You Are Already Free. You Just Have to Walk Out.

Jesus was rejected by many. Misunderstood by most. Abandoned by the ones He was closest to. He walked to the place of greatest suffering in human history, alone, while the crowd that had cheered for Him days before called for His death.

And He never stopped being who He was.

The crowd did not determine His identity. The religious leaders did not determine His identity. The cultural expectations of His day did not determine His identity. The disciples' fear and failure did not determine His identity.

His Father's voice determined His identity. And that voice said: Beloved. Mine. Pleasing.

That same voice is speaking over you.

The culture does not determine who you are. Social media does not determine who you are. Your family — even the ones who should have done better — do not get the final word on who you are. The people who misunderstood you, dismissed you, walked away from you, never saw you — they don't get to write the final sentence of your story.

God does.

And what He says is this: You are loved. You are chosen. You are accepted. You are Mine. And you are free.

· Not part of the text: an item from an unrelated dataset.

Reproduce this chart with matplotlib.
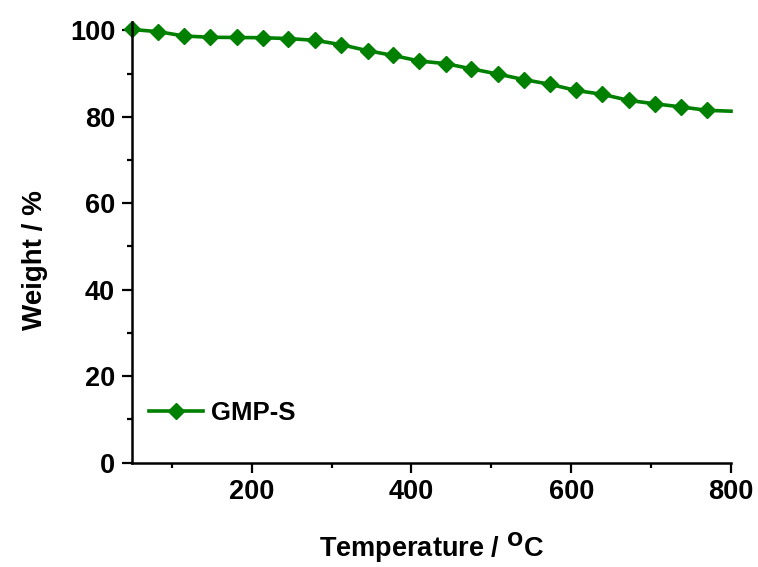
import matplotlib
matplotlib.use("Agg")
import matplotlib.pyplot as plt
from matplotlib.ticker import MultipleLocator

plt.rcParams['font.family'] = ['Liberation Sans', 'DejaVu Sans']
plt.rcParams['font.weight'] = 'bold'
plt.rcParams['mathtext.default'] = 'bf'

temperature = [50, 83, 115, 148, 181, 214, 246, 279, 312, 345, 377, 410,
               443, 475, 508, 541, 574, 606, 639, 672, 705, 737, 770, 800]
weight = [100.2, 99.7, 98.7, 98.4, 98.35, 98.3, 98.1, 97.7, 96.7, 95.3, 94.2, 92.9,
          92.3, 91.1, 89.9, 88.6, 87.5, 86.1, 85.2, 83.8, 83.0, 82.3, 81.5, 81.3]
series_label = "GMP-S"

fig = plt.figure(figsize=(7.58, 5.67), dpi=100)
ax = fig.add_axes([0.174, 0.1841, 0.7904, 0.7776])

ax.plot(temperature, weight, color='#008000', lw=2.6, marker='D', markersize=8,
        markevery=list(range(len(temperature) - 1)), label=series_label, clip_on=False)

ax.set_xlim(50, 800)
ax.set_ylim(0, 102)
ax.xaxis.set_major_locator(MultipleLocator(200))
ax.xaxis.set_minor_locator(MultipleLocator(100))
ax.yaxis.set_major_locator(MultipleLocator(20))
ax.yaxis.set_minor_locator(MultipleLocator(10))

for s in ['top', 'right']:
    ax.spines[s].set_visible(False)
for s in ['left', 'bottom']:
    ax.spines[s].set_linewidth(1.8)

ax.tick_params(which='major', direction='out', length=7, width=1.6, labelsize=19.5, pad=5)
ax.tick_params(which='minor', direction='out', length=3.5, width=1.6)
for lab in ax.get_xticklabels() + ax.get_yticklabels():
    lab.set_fontweight('bold')

ax.set_xlabel('Temperature / $\\mathbf{^{O}}$C', fontsize=19.5, fontweight='bold')
ax.set_ylabel('Weight / %', fontsize=20, fontweight='bold')
ax.xaxis.set_label_coords(0.5, -0.155)
ax.yaxis.set_label_coords(-0.14, 0.46)

leg = ax.legend(loc='lower left', bbox_to_anchor=(-0.01, 0.033), frameon=False,
                fontsize=18.5, handlelength=2.1, handletextpad=0.3)
for t in leg.get_texts():
    t.set_fontweight('bold')

fig.savefig('out.png', dpi=100)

You don't have to keep running the approval race. You don't have to keep performing for people whose opinion doesn't carry the weight you've been giving it. You don't have to keep shrinking yourself to fit into spaces that were never meant to contain you.

The prison door is already open.

Walk out.

Walk into the freedom of knowing exactly who you are and whose you are — not because the crowd confirmed it, but because the Creator declared it.

And when you get out there, and the crowd gets loud again — and it will — come back to this. Come back to the voice that spoke before you ever did anything to earn it.

"This is my beloved child, in whom I am well pleased."

That's your identity. No performance required.